To solve the NumberOfSetBits(int x) version without assuming 2's complement nor absence of padding bits is a challenge.
#Jonathan Leffler has the right approach: use unsigned. - Just thought I'd try a generic int one.
The x > 0, OP's code work fine
int NumberOfSetBits_Positive(int x) {
int count = 0;
while (x != 0) {
count += (x & 1);
x = x >> 1;
}
return count;
}
Use the following to find the bit width and not count padding bits.
BitWidth = NumberOfSetBits_Positive(INT_MAX) + 1;
With this, the count of 0 or 1 bits is trivial.
int NumberOfClearBits(int x) {
return NumberOfSetBits_Positive(INT_MAX) + 1 - NumberOfSetBits(x);
}
int NumberOfSetBits_Negative(int x) {
return NumberOfSetBits_Positive(INT_MAX) + 1 - NumberOfSetBits_Positive(~x);
}
All that is left is to find the number of bits set when x is 0. +0 is easy, the answer is 0, but -0 (1's compliment or sign magnitude) is BitWidth or 1.
int NumberOfSetBits(int x) {
if (x > 0) return NumberOfSetBits_Positive(x);
if (x < 0) return NumberOfSetBits_Negative(x);
// Code's assumption: Only 1 or 2 forms of 0.

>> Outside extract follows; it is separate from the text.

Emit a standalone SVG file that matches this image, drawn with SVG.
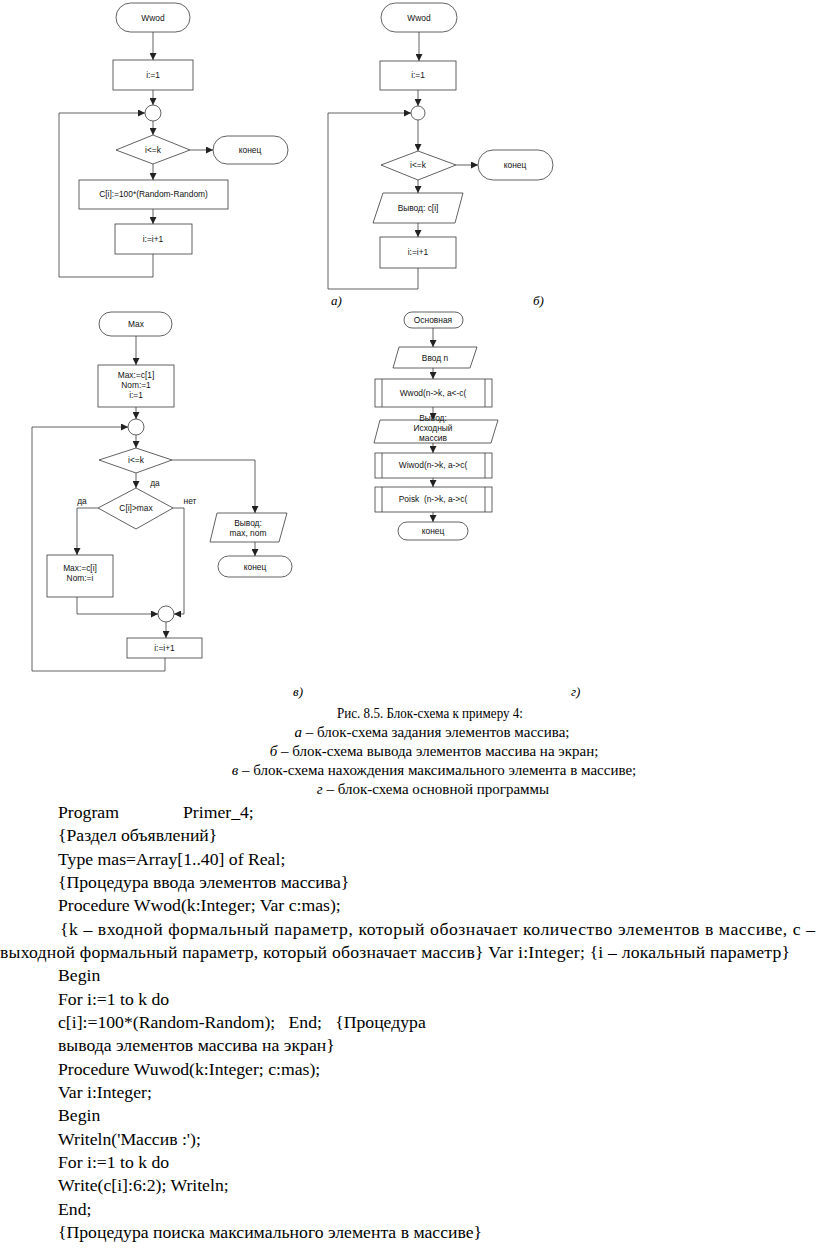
<svg xmlns="http://www.w3.org/2000/svg" width="816" height="1249" viewBox="0 0 816 1249">
<style>
.s{fill:#fff;stroke:#3a3a3a;stroke-width:0.8}
.c{fill:none;stroke:#3a3a3a;stroke-width:0.8}
.t{font-family:"Liberation Sans",Arial,sans-serif;font-size:8.4px;fill:#111;text-anchor:middle}
.lab{font-family:"Liberation Serif","Times New Roman",serif;font-size:13px;font-style:italic;fill:#000}
.cap{font-family:"Liberation Serif","Times New Roman",serif;font-size:15px;fill:#000;text-anchor:middle}
.code{font-family:"Liberation Serif","Times New Roman",serif;font-size:17.7px;fill:#000}
</style>
<defs>
<marker id="ar" markerUnits="userSpaceOnUse" markerWidth="7" markerHeight="7" refX="7" refY="3.5" orient="auto">
<path d="M0,0 L7,3.5 L0,7 z" fill="#222"/>
</marker>
</defs>
<rect width="816" height="1249" fill="#fff"/>

<!-- Diagram a -->
<g id="a_start"><rect class="s" x="116" y="3" width="74" height="29" rx="14.5"/><text class="t" x="153" y="21">Wwod</text></g>
<g id="a_init"><rect class="s" x="113" y="60" width="80" height="30"/><text class="t" x="153" y="78">i:=1</text></g>
<g id="a_join"><circle class="s" cx="153" cy="113" r="8"/></g>
<g id="a_cond"><polygon class="s" points="116,150 153,135 190,150 153,164"/><text class="t" x="153" y="153">i&lt;=k</text></g>
<g id="a_end"><rect class="s" x="213" y="136" width="75" height="28" rx="14"/><text class="t" x="250" y="153">конец</text></g>
<g id="a_assign"><rect class="s" x="79" y="180" width="149" height="29"/><text class="t" x="153.5" y="197">C[i]:=100*(Random-Random)</text></g>
<g id="a_inc"><rect class="s" x="115" y="224" width="77" height="30"/><text class="t" x="153" y="242">i:=i+1</text></g>

<!-- Diagram b -->
<g id="b_start"><rect class="s" x="381" y="3" width="76" height="29" rx="14.5"/><text class="t" x="419" y="21">Wwod</text></g>
<g id="b_init"><rect class="s" x="380" y="61" width="76" height="29"/><text class="t" x="418" y="78">i:=1</text></g>
<g id="b_join"><circle class="s" cx="418" cy="113" r="7"/></g>
<g id="b_cond"><polygon class="s" points="381,165 418,151 456,165 418,180"/><text class="t" x="418" y="168">i&lt;=k</text></g>
<g id="b_end"><rect class="s" x="478" y="150" width="75" height="30" rx="15"/><text class="t" x="515" y="168">конец</text></g>
<g id="b_out"><polygon class="s" points="383,193 463,193 455,223 373,223"/><text class="t" x="418" y="211">Вывод: c[i]</text></g>
<g id="b_inc"><rect class="s" x="380" y="237" width="76" height="31"/><text class="t" x="418" y="255">i:=i+1</text></g>

<!-- Diagram c -->
<g id="c_start"><rect class="s" x="99" y="312" width="73" height="24" rx="12"/><text class="t" x="136" y="327">Max</text></g>
<g id="c_init"><rect class="s" x="98" y="365" width="76" height="42"/><text class="t" x="136" y="378">Max:=c[1]</text><text class="t" x="136" y="388">Nom:=1</text><text class="t" x="136" y="398">i:=1</text></g>
<g id="c_join1"><circle class="s" cx="136" cy="427" r="8"/></g>
<g id="c_cond1"><polygon class="s" points="99,460 136,448 172,460 136,473"/><text class="t" x="136" y="463">i&lt;=k</text></g>
<g id="c_cond2"><polygon class="s" points="98,508 136,488 173,508 136,529"/><text class="t" x="136" y="511">C[i]&gt;max</text></g>
<g id="c_set"><rect class="s" x="47" y="555" width="66" height="42"/><text class="t" x="80" y="571">Max:=c[i]</text><text class="t" x="80" y="581">Nom:=i</text></g>
<g id="c_join2"><circle class="s" cx="166" cy="614" r="8"/></g>
<g id="c_inc"><rect class="s" x="127" y="638" width="75" height="20"/><text class="t" x="164.5" y="651">i:=i+1</text></g>
<g id="c_out"><polygon class="s" points="217,513 287,513 279,542 210,542"/><text class="t" x="248" y="526">Вывод:</text><text class="t" x="248" y="536">max, nom</text></g>
<g id="c_end"><rect class="s" x="218" y="556" width="74" height="21" rx="10.5"/><text class="t" x="255" y="570">конец</text></g>
<g id="c_labels" class="t"><text x="155" y="486">да</text><text x="82" y="504">да</text><text x="190" y="504">нет</text></g>

<!-- Diagram d -->
<g id="d_start"><rect class="s" x="404" y="312" width="59" height="16" rx="8"/><text class="t" x="433" y="323">Основная</text></g>
<g id="d_in"><polygon class="s" points="399,347 477,347 470,368 393,368"/><text class="t" x="435" y="361">Ввод n</text></g>
<g id="d_wwod"><rect class="s" x="375" y="379" width="117" height="28"/><line class="c" x1="382" y1="379" x2="382" y2="407"/><line class="c" x1="485" y1="379" x2="485" y2="407"/><text class="t" x="433" y="396">Wwod(n-&gt;k, a&lt;-c(</text></g>
<g id="d_out"><polygon class="s" points="380,420 498,420 491,443 374,443"/><text class="t" x="433" y="421">Вывод:</text><text class="t" x="433" y="431">Исходный</text><text class="t" x="433" y="441">массив</text></g>
<g id="d_wiwod"><rect class="s" x="375" y="453" width="117" height="25"/><line class="c" x1="382" y1="453" x2="382" y2="478"/><line class="c" x1="485" y1="453" x2="485" y2="478"/><text class="t" x="433" y="468">Wiwod(n-&gt;k, a-&gt;c(</text></g>
<g id="d_poisk"><rect class="s" x="375" y="487" width="117" height="25"/><line class="c" x1="382" y1="487" x2="382" y2="512"/><line class="c" x1="485" y1="487" x2="485" y2="512"/><text class="t" x="433" y="502" xml:space="preserve">Poisk  (n-&gt;k, a-&gt;c(</text></g>
<g id="d_end"><rect class="s" x="398" y="522" width="70" height="18" rx="9"/><text class="t" x="433" y="534">конец</text></g>

<!-- Connectors -->
<g id="connectors" class="c">
<line x1="153" y1="32" x2="153" y2="60" marker-end="url(#ar)"/>
<line x1="153" y1="90" x2="153" y2="105" marker-end="url(#ar)"/>
<line x1="153" y1="121" x2="153" y2="135" marker-end="url(#ar)"/>
<line x1="190" y1="150" x2="213" y2="150" marker-end="url(#ar)"/>
<line x1="153" y1="164" x2="153" y2="180" marker-end="url(#ar)"/>
<line x1="153" y1="209" x2="153" y2="224" marker-end="url(#ar)"/>
<polyline points="153,254 153,277 59,277 59,113 145,113" marker-end="url(#ar)"/>

<line x1="419" y1="32" x2="419" y2="61" marker-end="url(#ar)"/>
<line x1="418" y1="90" x2="418" y2="106" marker-end="url(#ar)"/>
<line x1="418" y1="120" x2="418" y2="151" marker-end="url(#ar)"/>
<line x1="456" y1="165" x2="478" y2="165" marker-end="url(#ar)"/>
<line x1="418" y1="180" x2="418" y2="193" marker-end="url(#ar)"/>
<line x1="418" y1="223" x2="418" y2="237" marker-end="url(#ar)"/>
<polyline points="418,268 418,289 328,289 328,113 411,113" marker-end="url(#ar)"/>

<line x1="136" y1="336" x2="136" y2="365" marker-end="url(#ar)"/>
<line x1="136" y1="407" x2="136" y2="419" marker-end="url(#ar)"/>
<line x1="136" y1="435" x2="136" y2="448" marker-end="url(#ar)"/>
<line x1="136" y1="473" x2="136" y2="488" marker-end="url(#ar)"/>
<polyline points="98,508 77,508 77,555" marker-end="url(#ar)"/>
<polyline points="77,597 77,614 158,614" marker-end="url(#ar)"/>
<polyline points="173,508 184,508 184,614 174,614" marker-end="url(#ar)"/>
<line x1="166" y1="622" x2="166" y2="638" marker-end="url(#ar)"/>
<polyline points="165,658 165,671 32,671 32,427 128,427" marker-end="url(#ar)"/>
<polyline points="172,460 255,460 255,513" marker-end="url(#ar)"/>
<line x1="255" y1="542" x2="255" y2="556" marker-end="url(#ar)"/>

<line x1="433" y1="328" x2="433" y2="347" marker-end="url(#ar)"/>
<line x1="433" y1="368" x2="433" y2="379" marker-end="url(#ar)"/>
<line x1="433" y1="407" x2="433" y2="420" marker-end="url(#ar)"/>
<line x1="433" y1="443" x2="433" y2="453" marker-end="url(#ar)"/>
<line x1="433" y1="478" x2="433" y2="487" marker-end="url(#ar)"/>
<line x1="433" y1="512" x2="433" y2="522" marker-end="url(#ar)"/>
</g>

<!-- Sub-figure labels -->
<g id="labels">
<text class="lab" x="331" y="305">а)</text>
<text class="lab" x="533" y="305">б)</text>
<text class="lab" x="293" y="696">в)</text>
<text class="lab" x="571" y="696">г)</text>
</g>

<!-- Caption -->
<g id="caption">
<text class="cap" x="430" y="718" textLength="186" lengthAdjust="spacingAndGlyphs">Рис. 8.5. Блок-схема к примеру 4:</text>
<text class="cap" x="432" y="737"><tspan font-style="italic">а</tspan> – блок-схема задания элементов массива;</text>
<text class="cap" x="434" y="756"><tspan font-style="italic">б</tspan> – блок-схема вывода элементов массива на экран;</text>
<text class="cap" x="434" y="775"><tspan font-style="italic">в</tspan> – блок-схема нахождения максимального элемента в массиве;</text>
<text class="cap" x="433" y="794"><tspan font-style="italic">г</tspan> – блок-схема основной программы</text>
</g>

<!-- Code -->
<g id="code" class="code">
<text x="58" y="818">Program</text><text x="183" y="818">Primer_4;</text>
<text x="58" y="841.3">{Раздел объявлений}</text>
<text x="58" y="864.7">Type mas=Array[1..40] of Real;</text>
<text x="58" y="888">{Процедура ввода элементов массива}</text>
<text x="58" y="911.3">Procedure Wwod(k:Integer; Var c:mas);</text>
<text x="60" y="934.7" textLength="755" lengthAdjust="spacing">{k – входной формальный параметр, который обозначает количество элементов в массиве, с –</text>
<text x="0" y="958" textLength="790" lengthAdjust="spacing">выходной формальный параметр, который обозначает массив} Var i:Integer; {i – локальный параметр}</text>
<text x="58" y="981.3">Begin</text>
<text x="58" y="1004.7">For i:=1 to k do</text>
<text x="58" y="1028" xml:space="preserve">c[i]:=100*(Random-Random);   End;   {Процедура</text>
<text x="58" y="1051.3">вывода элементов массива на экран}</text>
<text x="58" y="1074.7">Procedure Wuwod(k:Integer; c:mas);</text>
<text x="58" y="1098">Var i:Integer;</text>
<text x="58" y="1121.3">Begin</text>
<text x="58" y="1144.7">Writeln('Массив :');</text>
<text x="58" y="1168">For i:=1 to k do</text>
<text x="58" y="1191.3">Write(c[i]:6:2); Writeln;</text>
<text x="58" y="1214.7">End;</text>
<text x="58" y="1238">{Процедура поиска максимального элемента в массиве}</text>
</g>
</svg>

/// There may be more because of padding.
int zero = 0;
// is x has same bit pattern as +0
if (memcmp(&x, &zero, sizeof x) == 0) return 0;
// Assume -0
return NumberOfSetBits_Positive(INT_MAX) + 1 - NumberOfSetBits_Positive(~x);
}
here is a proper way to count the number of zeores in a binary number
#include <stdio.h>
unsigned int binaryCount(unsigned int x)
{
unsigned int nb=0; // will count the number of zeores
if(x==0) //for the case zero we need to return 1
return 1;
while(x!=0)
{
if ((x & 1) == 0) // the condition for getting the most right bit in the number
{
nb++;
}
x=x>>1; // move to the next bit
}
return nb;
}
int main(int argc, char *argv[])
{
int x;
printf("input the number x:");
scanf("%d",&x);
printf("the number of 0 in the binary number of %d is %u \n",x,binaryCount(x));
return 0;
}